The Piper’s Alley block of buildings was downzoned in the 1970s by petitions from area residents supported by then-aldermen Vi Daley and Michelle Smith. Residents say they do not want Old Town to become like River North or the West Loop with dense high-rise neighborhoods.

Residents and building owners in the coveted Old Town Triangle landmark district are overwhelmingly against a proposed 44-story Old Town Canvas monolith. Now, they say they have another battle to fight in the high-rise war developing in Piper’s Alley.

Fern Hill Company

(Left) Rendering of Old Town Canvas (the darker tower just right of center), a 44-story apartment building proposed for the east side of Old Town. (Click on image to view larger version.)

The charming Old Town Historic District contains 523 magnificently restored Victorian buildings – some are museum quality. Nearly all structures are single-family residences or walk-up apartments built prior to 1950.

The Old Town Triangle, bounded roughly by North Avenue, Wells Street, Lincoln Avenue, Clark Street, and a string of side streets on the west, is home to the annual Old Town Art Fair and its Garden Walk.

Opponents of Fern Hill’s 500-unit project have formed a coalition, citing concerns about its size, public safety, and probable impact on traffic.

Old Town Friends for Responsible Development (OTFRD) argues that the proposed building, with its large number of rental apartment units, is excessive for the neighborhood. The group is advocating for a reduced height of no more than ten stories. The massive multifamily project, they say, would be too large and disruptive. In addition, they are seeking assurances regarding mitigated traffic and disruption to local businesses during construction.

OTFRD is a grassroots coalition comprising more than 1,500 residents of Old Town, Gold Coast, and Lincoln Park, including condominium boards and businesses.

Any Chicagoan who attends the annual Old Town Art Fair during the first week of June would agree the “world’s best art fair” also generates the world’s biggest traffic jam.

Erecting high-rises on the corners of North & LaSalle and on the Piper’s Alley site at North & Wells likely would create non-stop art-fair-like traffic 52 weeks a year, critics say.

(Right) Wider view of Piper’s Alley complex from North & Wells.

Photo provided by Don DeBat

To date, Fern Hill CEO Nick Anderson has dodged questions about the anticipated vehicular traffic that can be reasonably anticipated from the rezoning of the Piper’s Alley parcel, or the proposed 500-unit apartment tower at 1610 North LaSalle Street.

Traffic impact studies beyond the intersections of North & Wells and North & LaSalle have not been provided to the impacted residents.

“Turn-lane traffic on LaSalle and North going west is often backed up a block north to Eugenie – it is a special experience,” complained Alan Lougee, a long-time Old Town Historic District homeowner, with tongue in cheek. “Very often, cars in both the left and center lanes go ‘two-fer’ and turn right into the other westbound lane.”

Lougee also pointed out there is no curb setback for drop offs along North Avenue near the main entry of the proposed tower at 1610 North LaSalle Street.


(Left) Google Street View of the parking lot at 1610 North LaSalle Street that is the proposed site for a 44-story residential tower to which many residents of Old Town are objecting.

“Where do Uber, Lyft, DoorDash, and resident friends park?” he asked. “Imagine Amazon, UPS, FedEx, and USPS parking trucks daily on the corner of North & LaSalle.
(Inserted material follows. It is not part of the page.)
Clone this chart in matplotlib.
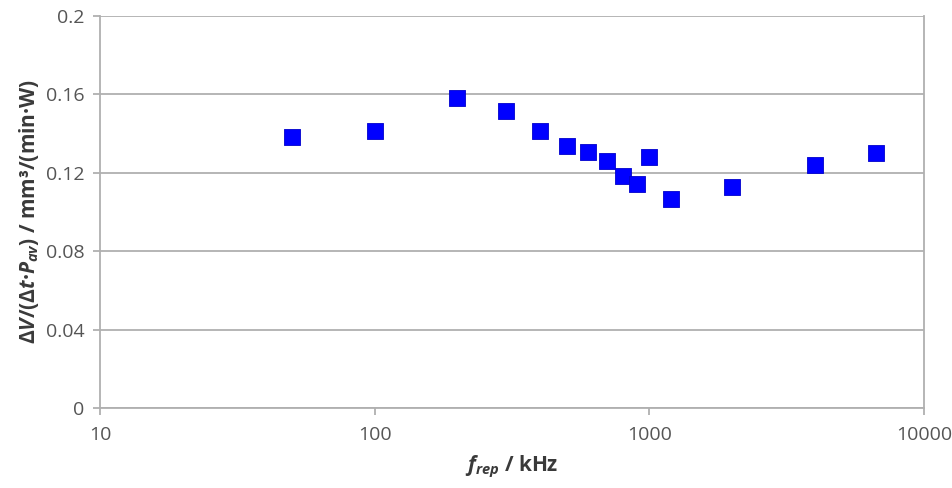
import numpy as np
import matplotlib
matplotlib.use('Agg')
import matplotlib.pyplot as plt
from matplotlib.ticker import FixedLocator, FixedFormatter, NullLocator

# repetition frequency (kHz) and specific removal rate
f_rep = [50, 100, 200, 300, 400, 500, 600, 700, 800, 900, 1000, 1200, 2000, 4000, 6700]
rate = [0.1384, 0.1413, 0.158, 0.1517, 0.1415, 0.1337, 0.1308, 0.1262, 0.1184,
        0.1143, 0.1279, 0.1065, 0.1126, 0.124, 0.1303]

x_ticks = [10, 100, 1000, 10000]
x_ticklabels = ['10', '100', '1000', '10000']
y_ticks = [0, 0.04, 0.08, 0.12, 0.16, 0.2]
y_ticklabels = ['0', '0.04', '0.08', '0.12', '0.16', '0.2']

plt.rcParams['font.family'] = ['Open Sans', 'DejaVu Sans']
plt.rcParams['mathtext.fontset'] = 'custom'
plt.rcParams['mathtext.it'] = 'Open Sans:italic:bold'
plt.rcParams['mathtext.rm'] = 'Open Sans:bold'
plt.rcParams['mathtext.bf'] = 'Open Sans:bold'

grey = '#555555'
line_grey = '#b0b0b0'

fig = plt.figure(figsize=(9.52, 4.88), dpi=100)
ax = fig.add_axes([100/952, 1-408/488, 824/952, 392/488])

ax.scatter(f_rep, rate, marker='s', s=140, color='#0000ff', edgecolor='#0000cc',
           linewidth=0.6, zorder=3)

ax.set_xscale('log')
ax.set_xlim(10, 10000)
ax.set_ylim(0, 0.2)
ax.xaxis.set_major_locator(FixedLocator(x_ticks))
ax.xaxis.set_major_formatter(FixedFormatter(x_ticklabels))
ax.xaxis.set_minor_locator(NullLocator())
ax.set_yticks(y_ticks)
ax.set_yticklabels(y_ticklabels)

ax.grid(axis='y', color=line_grey, linewidth=1.3, zorder=0)
ax.set_axisbelow(True)
for side in ['left', 'bottom', 'right']:
    ax.spines[side].set_color(line_grey)
    ax.spines[side].set_linewidth(1.3)
ax.spines['top'].set_visible(False)

ax.tick_params(axis='both', direction='out', length=5, width=1.3, color=line_grey,
               labelcolor=grey, labelsize=14)
ax.tick_params(axis='y', pad=6)
ax.tick_params(axis='x', pad=8)

ax.set_xlabel(r'$f_{rep}$ / kHz', fontsize=15, fontweight='bold', color='#3a3a3a',
              labelpad=7)
ax.set_ylabel(r'$ΔV/(Δt·P_{av})$ / mm³/(min·W)', fontsize=15, fontweight='bold',
              color='#3a3a3a', labelpad=4)

plt.savefig('out.png', dpi=100)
Is Fern Hill keeping track of how many trucks per day? That’s akin to counting how many steps you walk per day.”

With 800 renters and only 150 available resident parking spaces at 1610 North LaSalle Street there will be 650 people coming and going all day, Lougee estimated.

“I’m thankful that I don’t have kids at Latin School for morning and afternoon drop-offs. Friday and Saturday nights should be a spectacular experience on this congested corner,” he said.

Another neighborhood group, Old Town Triangle Association (OTTA), recently released a property owner survey showing that 84 percent of respondents expressed opposition to Fern Hill’s high-rise project density and rezoning application, noted Raymond Clark, president of OTTA.

“The OTTA has sought to preserve the historic and cultural heritage of the Old Town Triangle since the 1940s, which culminated in major rezoning changes in the 1970s, including the formation of the Old Town Triangle Historic District,” said Clark (right). “The few structures that are commercial in use typically do not exceed four stories and sit on lots no larger than residential lots.”

Raymond Clark

Unlike other neighborhoods, the Old Town Triangle does not progress from residential at its core to mixed-use, higher density at its borders, Clark noted. Rather, low-rise structures form a consistent use and density throughout the Triangle, including those homes and apartments immediately adjacent to the north lot lines of Piper’s Alley.

“While we do have a few high-rise residential buildings inside the Triangle boundaries, they are not sited immediately adjacent to the parcels at issue here but are instead peppered along Wells Street, Clark Street, and LaSalle Street north of North Avenue,” said Clark.